Investigating agencies must realize that corruption never takes place in isolation. It’s always a joint venture in which every stakeholder gets its due share. To stop this, we need immediate reforms in the institutions which must begin with an understanding of the corruption formula C=M+D-A given by Professor Robert Klitgaard, the Ford Distinguished Professor of International Development and Security who is widely known as ‘the world’s leading expert on corruption’. The said formula originally appeared in Klitgaard’s book, ‘Controlling Corruption’ in the year 1975. Robert Klitgaard has developed models, methods, and examples that have helped countries and international institutions control corruption. He has served on the faculty of the World Economic Forum, the editorial boards of Theoria and the Journal of Economic Literature, and the Board of the International Development Evaluation Association. In addition to authoring many articles, Klitgaard is the author of 10 books, including Addressing Corruption Together and Tropical Gangsters. In the formula C=M+D-A, ‘C’ stands for corruption, ‘M’ is for monopoly, ‘D’ is for discretion and ‘A’ stands for accountability which means “Corruption equals monopoly plus discretion minus accountability”. As per Prof. Robert Klitgaard, corruption is a matter of degree and extent which varies over time and space. He furthers says that the most corrupt acts are not crimes of passion but crimes of calculation. Officials are not corrupt all the time, at every opportunity; and so it is reasonable to assume that an official undertakes a corrupt action when, in his judgement, its likely benefits outweigh its likely costs. And last, corruption certainly can be reduced if never eliminated.

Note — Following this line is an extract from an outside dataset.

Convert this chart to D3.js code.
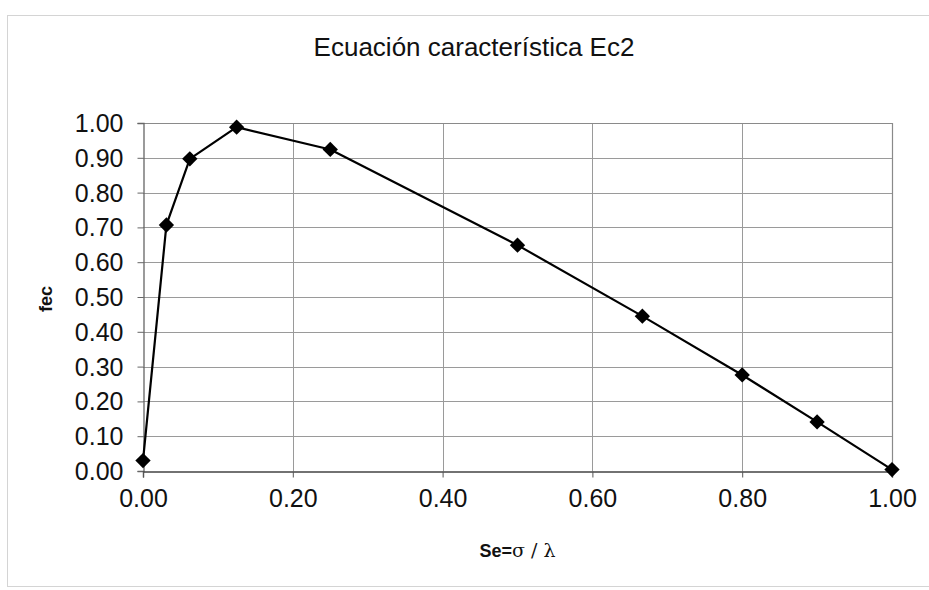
<!DOCTYPE html>
<html>
<head>
<meta charset="utf-8">
<script src="https://cdn.jsdelivr.net/npm/d3@7"></script>
<style>
  html, body { margin: 0; padding: 0; background: #fff; }
  svg { display: block; }
  text { font-family: "Liberation Sans", Arial, sans-serif; fill: #111; }
</style>
</head>
<body>
<svg id="chart" width="929" height="590"></svg>
<script>
// Characteristic equation Ec2: fec versus Se = sigma / lambda
const seValues  = [0, 0.03125, 0.0625, 0.125, 0.25, 0.5, 0.6667, 0.8, 0.9, 1.0];
const fecValues = [0.030, 0.707, 0.897, 0.988, 0.924, 0.649, 0.445, 0.276, 0.141, 0.004];
const xTicks = [0, 0.2, 0.4, 0.6, 0.8, 1.0];
const yTicks = [0, 0.1, 0.2, 0.3, 0.4, 0.5, 0.6, 0.7, 0.8, 0.9, 1.0];
const chartTitle = "Ecuación característica Ec2";
const yTitle = "fec";

const svg = d3.select("#chart");
const plot = { left: 143, right: 892, top: 123, bottom: 471 };

// chart frame
svg.append("rect")
  .attr("x", 7.5).attr("y", 15.5)
  .attr("width", 940).attr("height", 571)
  .attr("fill", "#fff").attr("stroke", "#d4d4d4").attr("stroke-width", 1);

const x = d3.scaleLinear().domain([0, 1]).range([plot.left, plot.right]);
const y = d3.scaleLinear().domain([0, 1]).range([plot.bottom, plot.top]);

// horizontal gridlines
svg.append("g")
  .selectAll("line").data(yTicks.filter(d => d > 0)).join("line")
  .attr("x1", plot.left).attr("x2", plot.right)
  .attr("y1", d => Math.round(y(d)) + 0.5).attr("y2", d => Math.round(y(d)) + 0.5)
  .attr("stroke", "#9a9a9a").attr("stroke-width", 1);

// vertical gridlines
svg.append("g")
  .selectAll("line").data(xTicks.filter(d => d > 0)).join("line")
  .attr("y1", plot.top).attr("y2", plot.bottom)
  .attr("x1", d => Math.round(x(d)) + 0.5).attr("x2", d => Math.round(x(d)) + 0.5)
  .attr("stroke", "#9a9a9a").attr("stroke-width", 1);

// plot area border (top / right)
svg.append("path")
  .attr("d", `M${plot.left},${plot.top + 0.5}H${plot.right + 0.5}V${plot.bottom}`)
  .attr("fill", "none").attr("stroke", "#8a8a8a").attr("stroke-width", 1.2);

// y axis
const yAxis = svg.append("g")
  .attr("transform", `translate(${plot.left + 0.5},0)`)
  .call(d3.axisLeft(y).tickValues(yTicks).tickFormat(d3.format(".2f"))
    .tickSize(6).tickPadding(14));
yAxis.select(".domain").attr("stroke", "#666").attr("stroke-width", 1.3);
yAxis.selectAll(".tick line").attr("stroke", "#666");
yAxis.selectAll(".tick text")
  .attr("font-size", 25).attr("font-family", "Liberation Sans, Arial, sans-serif")
  .attr("fill", "#111").attr("dy", "0.34em");

// x axis
const xAxis = svg.append("g")
  .attr("transform", `translate(0,${plot.bottom + 0.5})`)
  .call(d3.axisBottom(x).tickValues(xTicks).tickFormat(d3.format(".2f"))
    .tickSize(6).tickPadding(12));
xAxis.select(".domain").attr("stroke", "#444").attr("stroke-width", 1.4);
xAxis.selectAll(".tick line").attr("stroke", "#555");
xAxis.selectAll(".tick text")
  .attr("font-size", 25).attr("font-family", "Liberation Sans, Arial, sans-serif")
  .attr("fill", "#111").attr("dy", "0.71em");

// data line
const pts = seValues.map((v, i) => [v, fecValues[i]]);
svg.append("path")
  .datum(pts)
  .attr("fill", "none").attr("stroke", "#000").attr("stroke-width", 2.2)
  .attr("stroke-linejoin", "round")
  .attr("d", d3.line().x(d => x(d[0])).y(d => y(d[1])));

// diamond markers
svg.append("g")
  .selectAll("path").data(pts).join("path")
  .attr("transform", d => `translate(${x(d[0])},${y(d[1])})`)
  .attr("d", d3.symbol().type(d3.symbolDiamond2).size(150))
  .attr("fill", "#000");

// title
svg.append("text")
  .attr("x", 474).attr("y", 56)
  .attr("text-anchor", "middle")
  .attr("font-size", 26)
  .text(chartTitle);

// y axis title
svg.append("text")
  .attr("transform", `translate(52,${(plot.top + plot.bottom) / 2 + 2}) rotate(-90)`)
  .attr("text-anchor", "middle")
  .attr("font-size", 18).attr("font-weight", "bold")
  .text(yTitle);

// x axis title: Se = sigma / lambda
const xt = svg.append("text")
  .attr("x", (plot.left + plot.right) / 2).attr("y", 557)
  .attr("text-anchor", "middle")
  .attr("font-size", 18);
xt.append("tspan").attr("font-weight", "bold").text("Se=");
xt.append("tspan").attr("font-family", "DejaVu Serif, serif").attr("font-size", 19).text("σ / λ");
</script>
</body>
</html>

However, critics while disagreeing with Prof. Klitgaard argue that too much discretion can be abused by the higher officers but government officials who have too little discretion may be more inclined to bend or ignore rules that are seen foolish, inefficient, and contrary to prevailing social norms. In other words, while some forms of corruption involve wrongfully exercising lawful discretion, other forms of corruption involves violating formal constraints on discretion. Making those constraints tighter may reduce the former kind of corruption but exacerbate the latter kind.
It’s right time for the radical changes in our fight against corruption. It’s time to make every public servant accountable of every acts of commission or omission even if it doesn’t involve money. A message must go down the line that new dispensation means business and time is over when looting the State exchequer with impunity was a routine affair. Those who have plundered the Districts, Range, Zone, Province, PSUs, Cooperatives or ruined the institutions, flora and fauna, water bodies or pastures of our state and think will retire gracefully must realize that the anti corruption laws are equally applicable to them and their ill gotten wealth, golf course buddies, big and expensive counsels or charted accountants cannot save them anymore. The system still exists and we are in a democratic and not anarchical setup where the sane voices can be silenced…we have to trust the system and those who put the interests of the society first.